Op grond van het voorafgaande ben ik van oordeel dat ten aanzien van betrokkene is voldaan aan de wettelijke voorwaarden voor ontslag op grond van arbeidsongeschiktheid wegens ziekte. Per 1 juli 2016 zal betrokkene drie jaar arbeidsongeschikt zijn. Gelet op de beslissing van het UWV, het rapport van de arbeidsdeskundige en de rapportage van de bedrijfsarts is duurzame re-integratie in de eigen arbeid of andere passende arbeid binnen een redelijke termijn niet te verwachten.

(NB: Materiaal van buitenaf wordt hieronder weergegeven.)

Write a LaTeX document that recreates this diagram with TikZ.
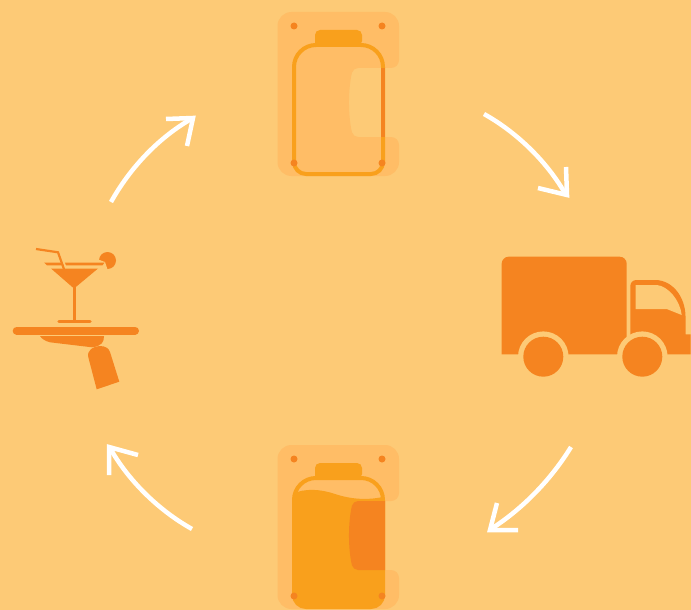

Alvorens over te gaan tot het instellen van een vordering bij de Hoge Raad heb ik bij schrijven van 18 april 2016 betrokkene - overeenkomstig artikel 46o lid 3 Wrra - in de gelegenheid gesteld haar zienswijze naar voren te brengen. Bij schrijven van 2 mei 2016 heeft betrokkene laten weten dat zij - ervan uitgaande dat de datum van het ontslag zal worden vastgesteld op een moment na 2 mei - geen opmerkingen had.
De stukken van deze zaak leg ik over overeenkomstig de bijgevoegde inventarislijst.
Gelet op het voorafgaande vorder ik dat de Hoge Raad [betrokkene] op de voet van artikel 46i lid 1 Wrra zal ontslaan met ingang van 1 september 2016.